Every once in a while a film comes along that is so subterranean, so sublime and subtle, that it practically erases the process of filmmaking. The work lets you sit in the dark with hundreds of perfect strangers and not think about camera work. Special effects never occur to you. You don't think about your boss or the government or the laundry. The script is constructed to vanish and the direction is imperceptible. Every once in a while, images smack down onto a screen and any audience lucky enough to behold the work is carried to that story with no tendrils of connection to the mundane demands of life. A true cinematic experience crafted with an audience as winners, instead of the creators.
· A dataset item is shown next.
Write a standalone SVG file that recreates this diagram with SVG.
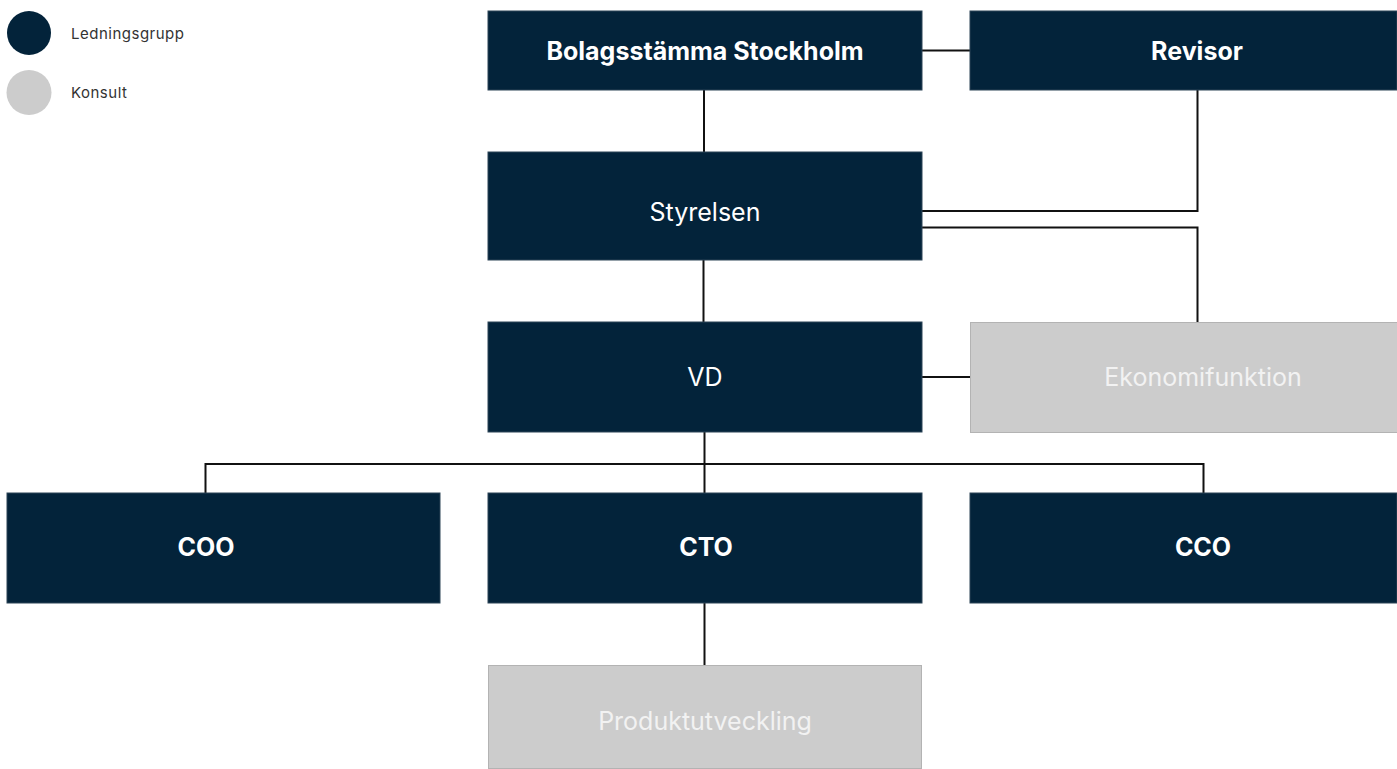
<svg xmlns="http://www.w3.org/2000/svg" width="1397" height="769" viewBox="0 0 1397 769">
<style>
.dark{fill:#03233a;stroke:#2c4457;stroke-width:1}
.grey{fill:#cccccc;stroke:#b3b3b3;stroke-width:1}
.t{font-family:Inter,"Noto Sans","Liberation Sans",sans-serif;font-size:25px;text-anchor:middle}
.b{font-weight:700}
.w{fill:#ffffff}
.gw{fill:#f2f2f2}
.conn{fill:none;stroke:#111111;stroke-width:2}
.leg{font-family:Inter,"Noto Sans","Liberation Sans",sans-serif;font-size:15px;letter-spacing:0.5px;fill:#333333}
</style>
<rect width="1397" height="769" fill="#ffffff"/>
<g id="legend">
<circle cx="29" cy="33" r="22" fill="#03233a"/>
<text class="leg" x="71" y="38.5">Ledningsgrupp</text>
<circle cx="29" cy="92.5" r="22.5" fill="#cccccc"/>
<text class="leg" x="71" y="97.5">Konsult</text>
</g>
<g id="connectors">
<line class="conn" x1="922" y1="50.5" x2="970" y2="50.5"/>
<line class="conn" x1="704" y1="90" x2="704" y2="152"/>
<polyline class="conn" points="1197.5,90 1197.5,211 922,211"/>
<polyline class="conn" points="922,227.5 1197.5,227.5 1197.5,322"/>
<line class="conn" x1="703.5" y1="260" x2="703.5" y2="322"/>
<line class="conn" x1="922" y1="377" x2="970" y2="377"/>
<line class="conn" x1="704.5" y1="432" x2="704.5" y2="493"/>
<polyline class="conn" points="205.5,493 205.5,464 1203.5,464 1203.5,493"/>
<line class="conn" x1="704.5" y1="603" x2="704.5" y2="665"/>
</g>
<g id="bolagsstamma">
<rect class="dark" x="488" y="11" width="434" height="79"/>
<text class="t b w" x="705" y="59.5">Bolagsstämma Stockholm</text>
</g>
<g id="revisor">
<rect class="dark" x="970" y="11" width="427" height="79"/>
<text class="t b w" x="1197" y="59.5">Revisor</text>
</g>
<g id="styrelsen">
<rect class="dark" x="488" y="152" width="434" height="108"/>
<text class="t w" x="705" y="221">Styrelsen</text>
</g>
<g id="vd">
<rect class="dark" x="488" y="322" width="434" height="110"/>
<text class="t w" x="705" y="386">VD</text>
</g>
<g id="ekonomifunktion">
<rect class="grey" x="970.5" y="322.5" width="427" height="110"/>
<text class="t gw" x="1203" y="386">Ekonomifunktion</text>
</g>
<g id="coo">
<rect class="dark" x="7" y="493" width="433" height="110"/>
<text class="t b w" x="206" y="556">COO</text>
</g>
<g id="cto">
<rect class="dark" x="488" y="493" width="434" height="110"/>
<text class="t b w" x="706" y="556">CTO</text>
</g>
<g id="cco">
<rect class="dark" x="970" y="493" width="427" height="110"/>
<text class="t b w" x="1203" y="556">CCO</text>
</g>
<g id="produktutveckling">
<rect class="grey" x="488.5" y="665.5" width="433" height="103"/>
<text class="t gw" x="705" y="730">Produktutveckling</text>
</g>
</svg>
"Quinceañera" is just such an achievement. Set in the rapidly gentrifying neighborhood of Echo Park in Los Angeles, directing/screenwriting team Wash Westmoreland and Richard Glatzner give us the stories of Carlos and Magdalena, each struggling with situations that various cultures would have them name "inner demons." Carlos, a former thug thrown out of his house for his burgeoning sexual proclivities, slips into an affair with his landlords, a wealthy, white gay couple who own the back house Carlos lives in with his great-granduncle Tomas. The doomed tripling (because it becomes an eventual covert coupling) results in disaster that casts a long look at how power, class, and race play out in gentrifying areas. The script blows apart studly stereotypes with the help of an astoundingly quiet-storm performance from Jesse Garcia as Carlos.
Meanwhile, Carlos's young cousin Magdalena finds herself in a situation of her own that leads her to pack a bag and leave her home to join Carlos under Tio Tomas's roof. On the verge of her own party of the film's title, Magdalena spends the first part of the film trying to fit into an altered fancy dress from her slightly older, significantly wealthier cousin. The quinceañera is a traditional party, not unlike a bat mitzvah, that celebrates a 15-year-old girl's transition into womanhood and onto her new spiritual path. Magdalena's growing bulge, acquired from a rare case of heavy petting that results in her pregnancy, provides actress Emily Rios a vehicle to bring her magic to the young girl saddled with all the scorn of a whore and none of the benefits.
With both the 2006 Sundance Film Festival audience and jury prizes deservedly in hand, distribution of "Quinceañera" is just around the corner. Keep your eyes peeled for a silver screen near you.